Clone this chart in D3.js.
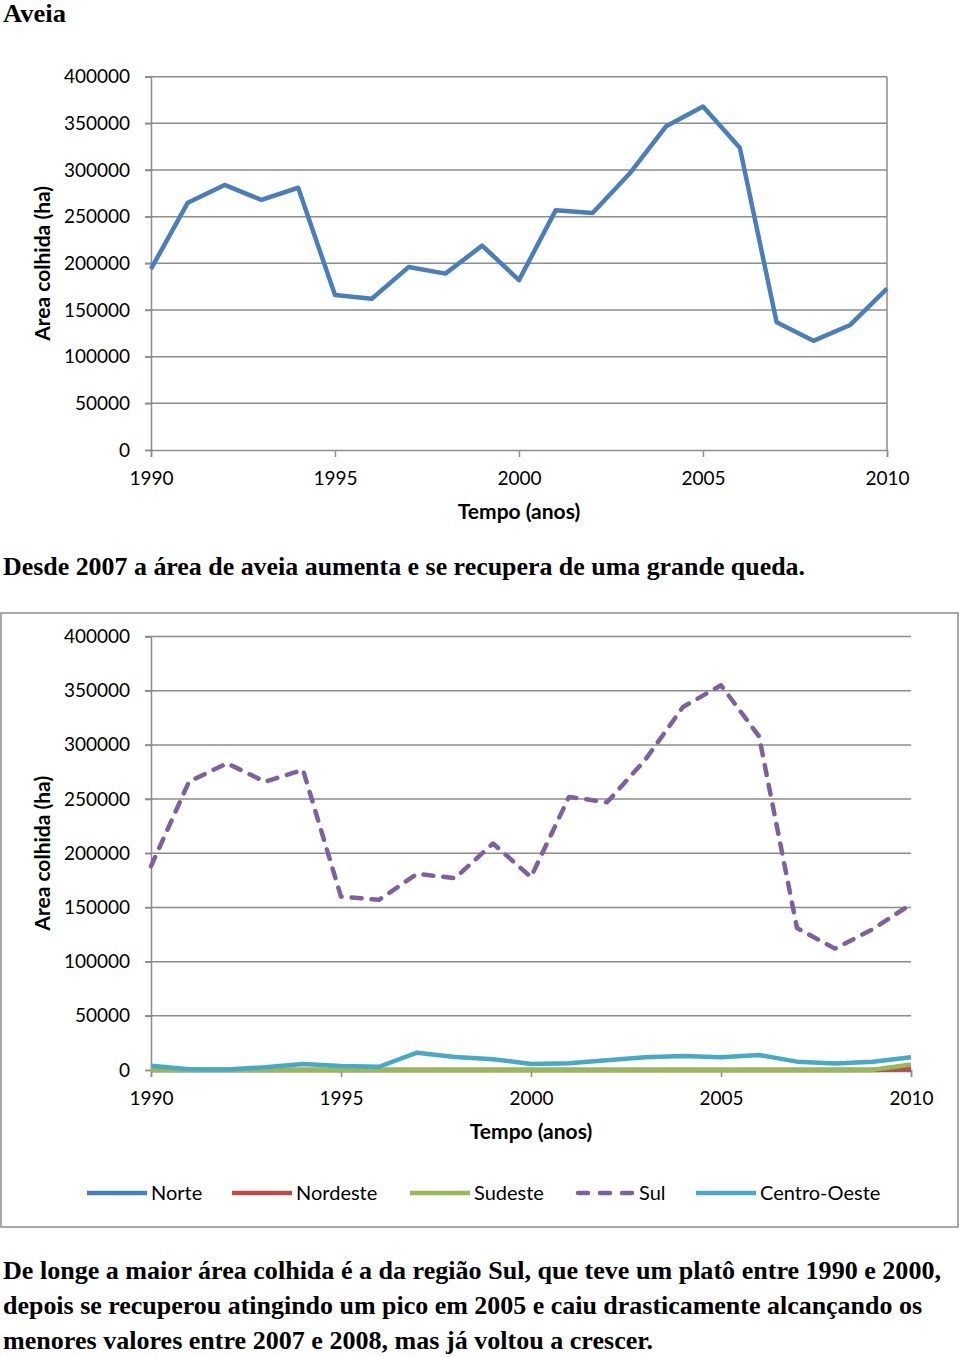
<!DOCTYPE html>
<html><head><meta charset="utf-8">
<script src="https://cdn.jsdelivr.net/npm/d3@7"></script>
<style>
html,body{margin:0;padding:0;background:#fff;}
svg{display:block;}
</style></head>
<body>
<svg id="c" width="960" height="1357"></svg>
<script>
const years = [1990,1991,1992,1993,1994,1995,1996,1997,1998,1999,2000,2001,2002,2003,2004,2005,2006,2007,2008,2009,2010];
const total = [194000,265000,284000,268000,281000,166000,162000,196000,189000,219000,182000,257000,254000,296000,347000,368000,324000,137000,117000,134000,173000];
const norte = [0,0,0,0,0,0,0,0,0,0,0,0,0,0,0,0,0,0,0,0,0];
const nordeste = [0,0,0,0,0,0,0,0,0,0,0,0,0,0,0,0,0,0,0,0,1000];
const sudeste = [0,0,0,0,0,0,0,0,0,0,0,0,0,0,0,0,0,0,0,300,5000];
const sul = [188000,266000,283000,266000,277000,160000,157000,181000,177000,209000,178000,252000,247000,286000,335000,355000,308000,131000,112000,130000,153000];
const centroOeste = [4000,600,500,2500,5500,3700,3000,16000,12000,10000,5500,6200,9000,11700,13000,11700,13800,7700,6000,7700,11700];
const yTicks = [0,50000,100000,150000,200000,250000,300000,350000,400000];
const xTicks = [1990,1995,2000,2005,2010];
const seriesNames = ["Norte","Nordeste","Sudeste","Sul","Centro-Oeste"];
const seriesColors = ["#4A7EBB","#BE4B48","#98B954","#7D60A0","#46AAC5"];

const svg = d3.select("#c");
const grid = "#8c8c8c";
const sansFont = "Lato, 'Open Sans', sans-serif";
const serifFont = "'Liberation Serif', 'Times New Roman', serif";

function textFit(sel, len){ sel.attr("textLength", len).attr("lengthAdjust","spacingAndGlyphs"); }

// Titles / captions
textFit(svg.append("text").attr("x",3).attr("y",22).attr("font-family",serifFont).attr("font-weight","bold").attr("font-size",25).text("Aveia"), 63);
textFit(svg.append("text").attr("x",3).attr("y",575).attr("font-family",serifFont).attr("font-weight","bold").attr("font-size",25).text("Desde 2007 a área de aveia aumenta e se recupera de uma grande queda."), 802);
const para = [
 ["De longe a maior área colhida é a da região Sul, que teve um platô entre 1990 e 2000,",1279,938],
 ["depois se recuperou atingindo um pico em 2005 e caiu drasticamente alcançando os",1314,919],
 ["menores valores entre 2007 e 2008, mas já voltou a crescer.",1349,650]
];
para.forEach(p=>textFit(svg.append("text").attr("x",3).attr("y",p[1]).attr("font-family",serifFont).attr("font-weight","bold").attr("font-size",24.5).text(p[0]), p[2]));

function drawChart(cfg){
  const x = d3.scaleLinear().domain([1990,2010]).range([cfg.x0,cfg.x1]);
  const y = d3.scaleLinear().domain([0,400000]).range([cfg.y0,cfg.y1]);
  const g = svg.append("g");
  // gridlines
  g.selectAll("line.grid").data(yTicks.filter(d=>d>0)).enter().append("line")
    .attr("x1",cfg.x0-6).attr("x2",cfg.x1).attr("y1",d=>y(d)).attr("y2",d=>y(d))
    .attr("stroke",grid).attr("stroke-width",1.5);
  if(cfg.rightBorder){
    g.append("line").attr("x1",cfg.x1).attr("x2",cfg.x1).attr("y1",y(400000)).attr("y2",cfg.y0)
      .attr("stroke",grid).attr("stroke-width",1.5);
  }
  // y axis
  const ya = g.append("g").attr("transform",`translate(${cfg.x0},0)`)
    .call(d3.axisLeft(y).tickValues(yTicks).tickSize(6).tickPadding(15).tickFormat(d3.format("d")));
  ya.select(".domain").attr("stroke",grid).attr("stroke-width",1.5);
  ya.selectAll(".tick line").attr("stroke",grid).attr("stroke-width",1.5);
  ya.selectAll(".tick text").attr("font-family",sansFont).attr("font-size",19).attr("fill","#000");
  // x axis
  const xa = g.append("g").attr("transform",`translate(0,${cfg.y0})`)
    .call(d3.axisBottom(x).tickValues(xTicks).tickSize(7).tickPadding(15).tickFormat(d3.format("d")));
  xa.select(".domain").attr("stroke",grid).attr("stroke-width",1.5);
  xa.selectAll(".tick line").attr("stroke",grid).attr("stroke-width",1.5);
  xa.selectAll(".tick text").attr("font-family",sansFont).attr("font-size",19).attr("fill","#000");
  // axis titles
  g.append("text").attr("x",(cfg.x0+cfg.x1)/2).attr("y",cfg.y0+69).attr("text-anchor","middle")
    .attr("font-family",sansFont).attr("font-weight","bold").attr("font-size",21).text("Tempo (anos)");
  g.append("text").attr("transform",`translate(50,${(cfg.y0+y(400000))/2}) rotate(-90)`).attr("text-anchor","middle")
    .attr("font-family",sansFont).attr("font-weight","bold").attr("font-size",21).text("Area colhida (ha)");
  const line = d3.line().x((d,i)=>x(years[i])).y(d=>y(d));
  cfg.series.forEach(s=>{
    g.append("path").datum(s.values).attr("d",line).attr("fill","none")
      .attr("stroke",s.color).attr("stroke-width",4.5).attr("stroke-linejoin","round")
      .attr("stroke-linecap",s.dash?"round":"butt")
      .attr("stroke-dasharray",s.dash?"10,10":null);
  });
  return {x,y};
}

drawChart({x0:151,x1:887,y0:450,y1:76.7,rightBorder:true,
  series:[{values:total,color:"#4A7EBB"}]});

// bottom chart frame
svg.append("rect").attr("x",1).attr("y",613).attr("width",957).attr("height",614)
  .attr("fill","none").attr("stroke","#8c8c8c").attr("stroke-width",1.5);

const regional = [norte,nordeste,sudeste,sul,centroOeste];
drawChart({x0:151,x1:911,y0:1070,y1:636.5,rightBorder:false,
  series:regional.map((v,i)=>({values:v,color:seriesColors[i],dash:seriesNames[i]==="Sul"}))});

// legend
const legX = [87,232,410,575,696];
const lg = svg.append("g");
seriesNames.forEach((n,i)=>{
  const isDash = n==="Sul";
  lg.append("line").attr("x1",legX[i]+(isDash?3:0)).attr("x2",legX[i]+60-(isDash?3:0)).attr("y1",1193).attr("y2",1193)
    .attr("stroke",seriesColors[i]).attr("stroke-width",4.5)
    .attr("stroke-linecap",isDash?"round":"butt")
    .attr("stroke-dasharray",isDash?"10,12":null);
  lg.append("text").attr("x",legX[i]+64).attr("y",1200).attr("font-family",sansFont).attr("font-size",20).text(n);
});
</script>
</body></html>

------

Task directions >>
Without the pictures, write out the whole listing above exactly as it appears.

Output for this exercise >>
Clone this chart in D3.js.
<!DOCTYPE html>
<html><head><meta charset="utf-8">
<script src="https://cdn.jsdelivr.net/npm/d3@7"></script>
<style>
html,body{margin:0;padding:0;background:#fff;}
svg{display:block;}
</style></head>
<body>
<svg id="c" width="960" height="1357"></svg>
<script>
const years = [1990,1991,1992,1993,1994,1995,1996,1997,1998,1999,2000,2001,2002,2003,2004,2005,2006,2007,2008,2009,2010];
const total = [194000,265000,284000,268000,281000,166000,162000,196000,189000,219000,182000,257000,254000,296000,347000,368000,324000,137000,117000,134000,173000];
const norte = [0,0,0,0,0,0,0,0,0,0,0,0,0,0,0,0,0,0,0,0,0];
const nordeste = [0,0,0,0,0,0,0,0,0,0,0,0,0,0,0,0,0,0,0,0,1000];
const sudeste = [0,0,0,0,0,0,0,0,0,0,0,0,0,0,0,0,0,0,0,300,5000];
const sul = [188000,266000,283000,266000,277000,160000,157000,181000,177000,209000,178000,252000,247000,286000,335000,355000,308000,131000,112000,130000,153000];
const centroOeste = [4000,600,500,2500,5500,3700,3000,16000,12000,10000,5500,6200,9000,11700,13000,11700,13800,7700,6000,7700,11700];
const yTicks = [0,50000,100000,150000,200000,250000,300000,350000,400000];
const xTicks = [1990,1995,2000,2005,2010];
const seriesNames = ["Norte","Nordeste","Sudeste","Sul","Centro-Oeste"];
const seriesColors = ["#4A7EBB","#BE4B48","#98B954","#7D60A0","#46AAC5"];

const svg = d3.select("#c");
const grid = "#8c8c8c";
const sansFont = "Lato, 'Open Sans', sans-serif";
const serifFont = "'Liberation Serif', 'Times New Roman', serif";

function textFit(sel, len){ sel.attr("textLength", len).attr("lengthAdjust","spacingAndGlyphs"); }

// Titles / captions
textFit(svg.append("text").attr("x",3).attr("y",22).attr("font-family",serifFont).attr("font-weight","bold").attr("font-size",25).text("Aveia"), 63);
textFit(svg.append("text").attr("x",3).attr("y",575).attr("font-family",serifFont).attr("font-weight","bold").attr("font-size",25).text("Desde 2007 a área de aveia aumenta e se recupera de uma grande queda."), 802);
const para = [
 ["De longe a maior área colhida é a da região Sul, que teve um platô entre 1990 e 2000,",1279,938],
 ["depois se recuperou atingindo um pico em 2005 e caiu drasticamente alcançando os",1314,919],
 ["menores valores entre 2007 e 2008, mas já voltou a crescer.",1349,650]
];
para.forEach(p=>textFit(svg.append("text").attr("x",3).attr("y",p[1]).attr("font-family",serifFont).attr("font-weight","bold").attr("font-size",24.5).text(p[0]), p[2]));

function drawChart(cfg){
  const x = d3.scaleLinear().domain([1990,2010]).range([cfg.x0,cfg.x1]);
  const y = d3.scaleLinear().domain([0,400000]).range([cfg.y0,cfg.y1]);
  const g = svg.append("g");
  // gridlines
  g.selectAll("line.grid").data(yTicks.filter(d=>d>0)).enter().append("line")
    .attr("x1",cfg.x0-6).attr("x2",cfg.x1).attr("y1",d=>y(d)).attr("y2",d=>y(d))
    .attr("stroke",grid).attr("stroke-width",1.5);
  if(cfg.rightBorder){
    g.append("line").attr("x1",cfg.x1).attr("x2",cfg.x1).attr("y1",y(400000)).attr("y2",cfg.y0)
      .attr("stroke",grid).attr("stroke-width",1.5);
  }
  // y axis
  const ya = g.append("g").attr("transform",`translate(${cfg.x0},0)`)
    .call(d3.axisLeft(y).tickValues(yTicks).tickSize(6).tickPadding(15).tickFormat(d3.format("d")));
  ya.select(".domain").attr("stroke",grid).attr("stroke-width",1.5);
  ya.selectAll(".tick line").attr("stroke",grid).attr("stroke-width",1.5);
  ya.selectAll(".tick text").attr("font-family",sansFont).attr("font-size",19).attr("fill","#000");
  // x axis
  const xa = g.append("g").attr("transform",`translate(0,${cfg.y0})`)
    .call(d3.axisBottom(x).tickValues(xTicks).tickSize(7).tickPadding(15).tickFormat(d3.format("d")));
  xa.select(".domain").attr("stroke",grid).attr("stroke-width",1.5);
  xa.selectAll(".tick line").attr("stroke",grid).attr("stroke-width",1.5);
  xa.selectAll(".tick text").attr("font-family",sansFont).attr("font-size",19).attr("fill","#000");
  // axis titles
  g.append("text").attr("x",(cfg.x0+cfg.x1)/2).attr("y",cfg.y0+69).attr("text-anchor","middle")
    .attr("font-family",sansFont).attr("font-weight","bold").attr("font-size",21).text("Tempo (anos)");
  g.append("text").attr("transform",`translate(50,${(cfg.y0+y(400000))/2}) rotate(-90)`).attr("text-anchor","middle")
    .attr("font-family",sansFont).attr("font-weight","bold").attr("font-size",21).text("Area colhida (ha)");
  const line = d3.line().x((d,i)=>x(years[i])).y(d=>y(d));
  cfg.series.forEach(s=>{
    g.append("path").datum(s.values).attr("d",line).attr("fill","none")
      .attr("stroke",s.color).attr("stroke-width",4.5).attr("stroke-linejoin","round")
      .attr("stroke-linecap",s.dash?"round":"butt")
      .attr("stroke-dasharray",s.dash?"10,10":null);
  });
  return {x,y};
}

drawChart({x0:151,x1:887,y0:450,y1:76.7,rightBorder:true,
  series:[{values:total,color:"#4A7EBB"}]});

// bottom chart frame
svg.append("rect").attr("x",1).attr("y",613).attr("width",957).attr("height",614)
  .attr("fill","none").attr("stroke","#8c8c8c").attr("stroke-width",1.5);

const regional = [norte,nordeste,sudeste,sul,centroOeste];
drawChart({x0:151,x1:911,y0:1070,y1:636.5,rightBorder:false,
  series:regional.map((v,i)=>({values:v,color:seriesColors[i],dash:seriesNames[i]==="Sul"}))});

// legend
const legX = [87,232,410,575,696];
const lg = svg.append("g");
seriesNames.forEach((n,i)=>{
  const isDash = n==="Sul";
  lg.append("line").attr("x1",legX[i]+(isDash?3:0)).attr("x2",legX[i]+60-(isDash?3:0)).attr("y1",1193).attr("y2",1193)
    .attr("stroke",seriesColors[i]).attr("stroke-width",4.5)
    .attr("stroke-linecap",isDash?"round":"butt")
    .attr("stroke-dasharray",isDash?"10,12":null);
  lg.append("text").attr("x",legX[i]+64).attr("y",1200).attr("font-family",sansFont).attr("font-size",20).text(n);
});
</script>
</body></html>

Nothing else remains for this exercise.